8% of individuals in the U.S. have a felony charge, but 33% of black males have a felony conviction. This 33% figure again derives from the supremely well-researched longitudinal study, The Growth, Scope, and Spatial Distribution of People With Felony Records in the United States, 1948–2010, revealing the direct link between the War on Drugs farce and the precipitous rise of black male felony rates from 13% to 33% between 1980 and 2010. It is as if our collective incarceration policies were designed to compete with 1780-1810 for the worst 30-year period to be a black man in this country.
We should be further reminded that this 33% figure is for felony charges, implying that the percentage of black Americans with any criminal record (non-felonies included) is even larger. While it is hard to track down a precise national figure on this, we do know that nearly half of all black men (49%), 44% of Hispanic men, and 38% of white men are arrested at least once by the time they’re 23. These arrest rates are appalling across racial lines, though the racially-based delta remains persistent. Compounded by the fact that, on average, black men who commit crimes receive federal prison sentences that are 20% longer than white men, we can begin to understand why prison populations have evolved into heavily minority-majority populations. The statistical evidence is overwhelming here; these are just a few waves in the tide.
One last point is easier to grasp when visualized. The population of all African Americans with a felony charge (women included, hence the slightly more charitable-looking figures), shows states like California and Washington right alongside Florida, Georgia, Michigan and Illinois. Though racial discrimination certainly has its deepest, most vocal roots in the Southern United States, mass incarceration is by no means bound to just one political party.
3) The market is ripe for disruption
Yes, there is bureaucracy and legacy. The prison system is one of the towering physical artifacts of Jim Crow—slavery and sharecropping in unapologetic concrete. But out of great evil comes great opportunity.
Employers in every state want individuals who can get the job done, from low-skilled labor to the highest rungs on the corporate ladder. Oftentimes, criminal records indicate a mistake made by an individual, but typically have no bearing on whether they can perform a particular job. Employers know it—and applicants know it.
This labor market disconnect has been relentlessly stubborn, and a number of attempts continue to be made. Workforce development organizations, city/state partnerships with employers and Work Opportunity Tax Credits (WOTCs) are all stabs in the right direction—but they typically fail to address the following:
Employers need to go beyond issuing blanket hiring policies, such as “we don’t hire felons or ex-cons”, without any acknowledgment for the spectrum of severity or type of criminal charge. All crimes are not created equal—and the ease with which individuals safely re-enter the workforce should be at least remotely proportional and/or related to the charge on each individual’s criminal record.
People with convictions of all stripes need to have an idea of which employers will actually hire them. Going through the process of an application, multiple interviews, seemingly one step away from a “yes”—only to get dinged during an automated background check is a waste of everyone’s time. Policies need to be clear and readily accessible for all parties. To neglect this is to create major labor market friction and consistently wasted effort.

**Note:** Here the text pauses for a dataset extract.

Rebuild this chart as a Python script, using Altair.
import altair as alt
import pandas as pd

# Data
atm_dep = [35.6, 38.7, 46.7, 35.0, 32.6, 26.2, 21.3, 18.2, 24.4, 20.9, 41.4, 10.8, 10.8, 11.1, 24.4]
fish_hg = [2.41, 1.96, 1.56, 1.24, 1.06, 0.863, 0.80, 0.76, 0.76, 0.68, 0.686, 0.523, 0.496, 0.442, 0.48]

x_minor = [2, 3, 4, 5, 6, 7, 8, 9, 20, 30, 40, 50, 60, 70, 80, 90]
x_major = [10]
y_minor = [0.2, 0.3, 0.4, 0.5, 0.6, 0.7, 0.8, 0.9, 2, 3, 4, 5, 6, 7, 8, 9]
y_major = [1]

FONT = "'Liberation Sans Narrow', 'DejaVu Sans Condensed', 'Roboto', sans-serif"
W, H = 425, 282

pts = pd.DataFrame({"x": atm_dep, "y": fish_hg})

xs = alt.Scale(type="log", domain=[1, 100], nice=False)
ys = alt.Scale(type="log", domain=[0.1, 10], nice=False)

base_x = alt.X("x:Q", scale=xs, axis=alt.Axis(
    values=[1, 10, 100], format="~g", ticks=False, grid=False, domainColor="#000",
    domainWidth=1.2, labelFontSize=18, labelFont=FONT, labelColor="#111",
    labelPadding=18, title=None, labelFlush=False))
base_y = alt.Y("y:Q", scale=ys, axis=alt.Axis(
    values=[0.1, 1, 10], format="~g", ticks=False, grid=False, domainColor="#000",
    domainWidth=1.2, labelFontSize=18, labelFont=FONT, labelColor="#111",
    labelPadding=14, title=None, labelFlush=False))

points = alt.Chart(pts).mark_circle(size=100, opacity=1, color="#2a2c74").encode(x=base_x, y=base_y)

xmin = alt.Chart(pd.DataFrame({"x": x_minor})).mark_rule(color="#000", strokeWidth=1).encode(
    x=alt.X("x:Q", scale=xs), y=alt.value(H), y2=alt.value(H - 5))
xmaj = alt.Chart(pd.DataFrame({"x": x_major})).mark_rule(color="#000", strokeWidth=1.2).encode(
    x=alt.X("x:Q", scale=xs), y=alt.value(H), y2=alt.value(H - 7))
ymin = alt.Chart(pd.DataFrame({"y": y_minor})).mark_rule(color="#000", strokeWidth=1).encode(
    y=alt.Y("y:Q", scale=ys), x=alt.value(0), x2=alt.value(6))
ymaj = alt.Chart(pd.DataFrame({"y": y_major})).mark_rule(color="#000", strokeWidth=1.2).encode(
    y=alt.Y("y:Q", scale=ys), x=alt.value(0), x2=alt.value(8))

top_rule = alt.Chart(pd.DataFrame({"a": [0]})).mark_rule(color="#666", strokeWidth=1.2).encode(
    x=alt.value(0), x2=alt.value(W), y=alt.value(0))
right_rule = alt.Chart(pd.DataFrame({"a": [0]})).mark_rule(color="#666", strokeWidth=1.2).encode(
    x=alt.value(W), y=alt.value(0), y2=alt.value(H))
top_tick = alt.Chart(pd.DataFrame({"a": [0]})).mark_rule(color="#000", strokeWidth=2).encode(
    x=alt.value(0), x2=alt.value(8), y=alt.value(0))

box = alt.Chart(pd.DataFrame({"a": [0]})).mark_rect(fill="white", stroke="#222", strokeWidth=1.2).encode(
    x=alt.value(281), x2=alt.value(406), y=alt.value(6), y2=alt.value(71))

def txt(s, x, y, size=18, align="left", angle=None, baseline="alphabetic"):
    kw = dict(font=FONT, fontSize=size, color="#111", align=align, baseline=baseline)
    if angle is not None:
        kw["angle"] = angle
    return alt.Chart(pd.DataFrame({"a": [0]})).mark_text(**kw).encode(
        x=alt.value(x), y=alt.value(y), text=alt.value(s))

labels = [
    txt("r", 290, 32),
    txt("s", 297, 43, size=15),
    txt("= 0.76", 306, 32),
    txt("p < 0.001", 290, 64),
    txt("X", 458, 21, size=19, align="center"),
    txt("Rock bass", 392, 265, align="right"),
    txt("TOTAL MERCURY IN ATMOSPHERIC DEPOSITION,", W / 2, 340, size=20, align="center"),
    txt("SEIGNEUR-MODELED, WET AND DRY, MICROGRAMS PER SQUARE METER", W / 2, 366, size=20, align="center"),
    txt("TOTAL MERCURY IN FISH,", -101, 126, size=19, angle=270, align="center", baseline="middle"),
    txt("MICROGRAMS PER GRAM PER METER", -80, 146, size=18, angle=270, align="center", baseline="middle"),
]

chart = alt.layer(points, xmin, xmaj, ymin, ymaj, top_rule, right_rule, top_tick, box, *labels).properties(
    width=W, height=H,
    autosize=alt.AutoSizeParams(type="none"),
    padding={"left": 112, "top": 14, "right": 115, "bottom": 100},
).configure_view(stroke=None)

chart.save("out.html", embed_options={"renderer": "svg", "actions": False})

Employers need a way to reach eligible candidates and view their credentials and criminal histories objectively. If an employer doesn’t care about hiring individuals with a given offense on their record, how can they find and filter for these job seekers? Haphazard datasets from parole officers or state prison systems don’t count. It should be clear where those who were formerly convicted can be reached and fairly assessed to fill employers’ own workforce gaps.
Perception changes with re-conception
In short, a venture capitalist has plenty of reasons to get excited about a market like this. Platforms connecting employers to formerly convicted members of society eager to rejoin the workforce are a must, and investors should keep their eyes peeled for companies successfully putting these types of offerings together. But the average venture capitalist is also a pretty confident sapien, self-assured they know a decent amount about most worlds they encounter.

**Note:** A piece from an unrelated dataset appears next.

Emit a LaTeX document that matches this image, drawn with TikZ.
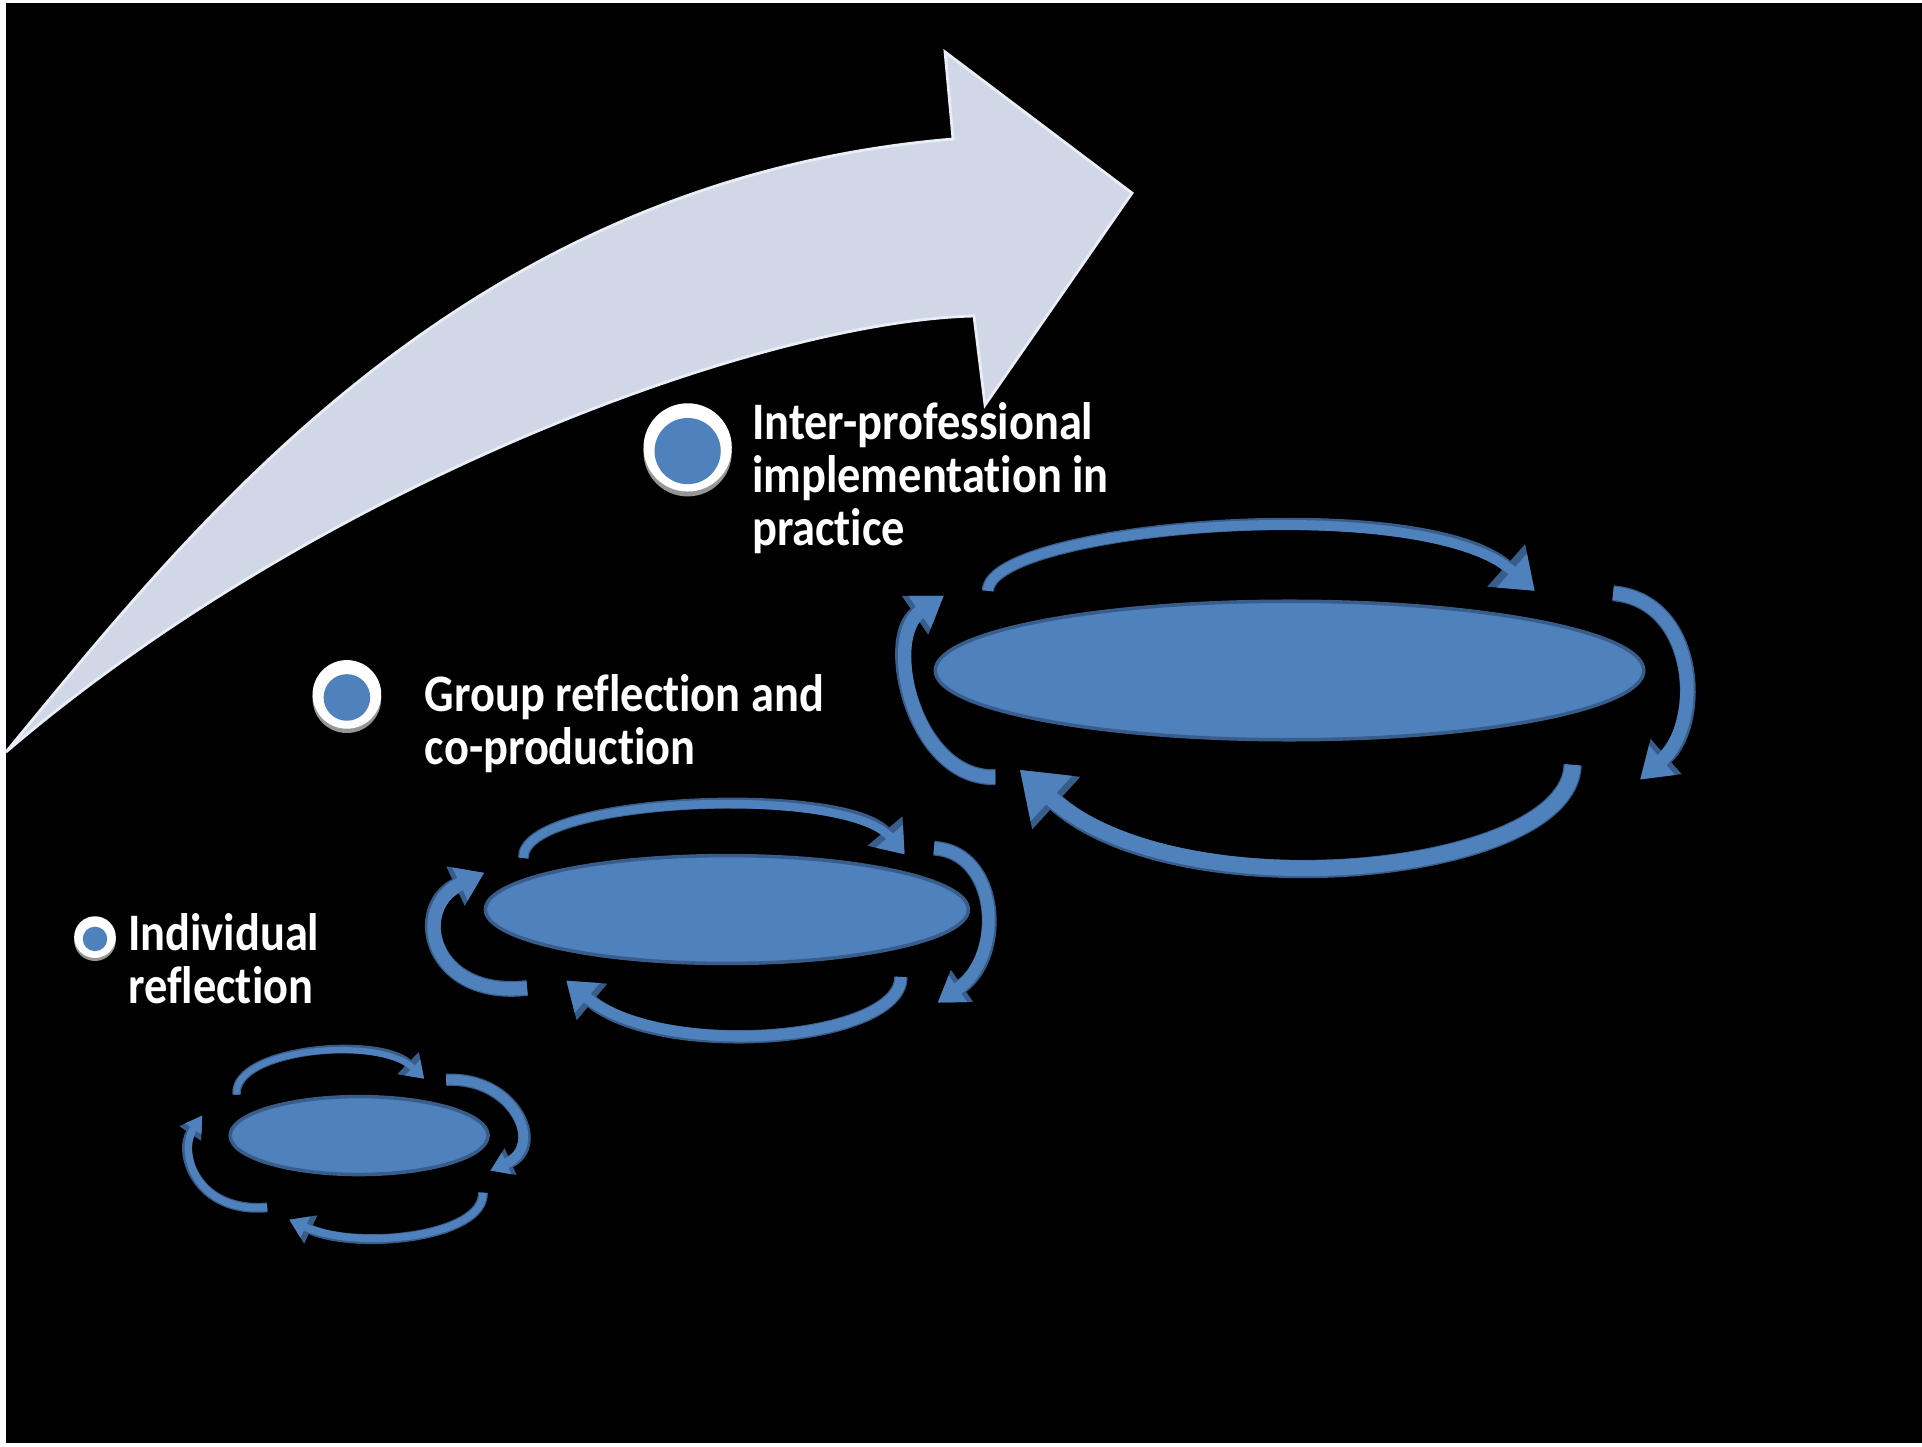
\documentclass[tikz,border=0pt]{standalone}
\usepackage{fontspec}
\setmainfont{Carlito}[FakeStretch=0.88, Ligatures=NoCommon]
\usetikzlibrary{arrows.meta}

\definecolor{cycblue}{RGB}{79,129,189}
\definecolor{cycdark}{RGB}{56,93,138}
\definecolor{bigarrow}{RGB}{208,216,232}
\definecolor{bulletshade}{RGB}{150,150,150}

% one circular arrow: band width, tip length factor, tip width factor, path
\newcommand{\cycarrow}[4]{%
  \draw [cycdark, line width=#1+0.7pt, -{Triangle[length=0pt #2, width=0pt #3]}] #4;
  \draw [cycblue, line width=#1, -{Triangle[length=0pt #2, width=0pt #3]}] #4;
}

\begin{document}
\begin{tikzpicture}[x=0.012258cm, y=-0.012258cm]
\tikzstyle{every node}+=[inner sep=0pt]
\tikzstyle{txt}=[text=white, font=\fontsize{15}{15.1}\selectfont\bfseries, align=left, anchor=base west]
\tikzstyle{oval}=[fill=cycblue, draw=cycdark, line width=1pt]
\useasboundingbox (0,0) rectangle (1568,1180.4);
\fill [white] (0,0) rectangle (1568,1180.4);
\fill [black] (4.9,2.4) rectangle (1568,1177.2);
% big rising arrow
\fill [bigarrow, draw=white!55!bigarrow, line width=0.8pt] (4.9,613.5) .. controls (155,432) and (375,147) .. (777.5,113.4)
  -- (771,42.4) -- (923.5,157.5) -- (803.6,330.4) -- (794.6,257.8)
  .. controls (620,262) and (260,395) .. (4.9,613.5) -- cycle;
% bullets
\fill [bulletshade] (561,369) circle (36);
\fill [white] (561,365) circle (36);
\fill [cycblue] (561,368) circle (27);
\fill [bulletshade] (283,570) circle (28);
\fill [white] (283,566.5) circle (28);
\fill [cycblue] (283,569) circle (19);
\fill [bulletshade] (77.5,767) circle (17);
\fill [white] (77.5,764.5) circle (17);
\fill [cycblue] (77.5,766) circle (10);
% labels (base = last line)
\node [txt] (practice) at (613,445.4) {Inter-professional\\implementation in\\practice};
\node [txt] (group) at (346,624) {Group reflection and\\co-production};
\node [txt] (indiv) at (104,819) {Individual\\reflection};
% ovals
\draw [oval] (1052,547) ellipse [x radius=289, y radius=56.5];
\draw [oval] (593,742) ellipse [x radius=197, y radius=44];
\draw [oval] (293,926.4) ellipse [x radius=105.2, y radius=31.8];
% cycle round the large oval
\cycarrow{2.8pt}{3.1}{4.4}{(806,482) .. controls (806,430) and (1160,400) .. (1252,482)}
\cycarrow{3.8pt}{2.2}{2.8}{(1316,484) .. controls (1385,490) and (1390,590) .. (1338,636)}
\cycarrow{4.5pt}{2.7}{3.7}{(1283,624) .. controls (1280,715) and (960,745) .. (832,628)}
\cycarrow{3.8pt}{2.2}{2.8}{(812,634) .. controls (745,636) and (720,520) .. (770,486)}
% cycle round the middle oval
\cycarrow{2.4pt}{2.8}{4.0}{(427,700) .. controls (425,650) and (690,640) .. (738,697)}
\cycarrow{3.5pt}{2.0}{2.5}{(762,692) .. controls (815,695) and (820,780) .. (765,818)}
\cycarrow{3.1pt}{2.5}{3.4}{(735,797) .. controls (735,850) and (540,865) .. (462,800)}
\cycarrow{3.8pt}{2.0}{2.6}{(430,806) .. controls (350,815) and (335,740) .. (395,712)}
% cycle round the small oval
\cycarrow{1.75pt}{2.6}{3.4}{(193,893) .. controls (190,855) and (310,845) .. (346,880)}
\cycarrow{2.8pt}{1.8}{2.25}{(364,881) .. controls (420,878) and (445,935) .. (400,955)}
\cycarrow{2.1pt}{2.4}{3.0}{(394,973) .. controls (395,1010) and (290,1020) .. (236,995)}
\cycarrow{2.1pt}{2.2}{2.5}{(218,985) .. controls (160,990) and (145,940) .. (165,910)}
\end{tikzpicture}
\end{document}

So VCs can succumb to the same human pitfalls in perception as the rest of us, which is especially important for this industry. At bottom, unlocking this workforce market requires unpacking long-cemented stigma—an inability for investors, politicians, employers and much of the general public to (a) forgive, (b) think beyond labels like “convict” and (c) re-evaluate individuals based on merit.
If someone went to prison for the all-too-common offense of possessing a small amount of marijuana in the wrong state, is it realistic to assume away their capacity to hold any and all jobs under the sun? Particularly if he or she was holding down a job and supporting a family when they were initially convicted, why should the tacit assumption be that all job-related skills instantly dissolve upon receipt of a criminal charge, no matter how small? Of course, if a crime is directly related to the job description—a bank teller and a charge of embezzlement—an employer ought to have some recourse to know this information. But for the vast majority of individuals who committed a minor offense—and for a large fraction of those who committed felonies as well—with the right training and skills, they should still be given the opportunity to perform a wide array of jobs they’re capable of performing. This last sentence is normative in nature, but the more important point is not. Our current treatment of those with criminal records reveals our default assumption to be that economic dislocation is deserved.
A second chance is the most basic premise for our country’s existence — immigrants fleeing to our country for a life that was better than what they had before. We need to offer second chances and get to work designing mechanisms to facilitate those chances. The reward will be one of the greatest economic uplifts in the history of American society, a powerful tailwind to reducing inequality, and a systemic force finally punching in the weight class needed for modern racial justice.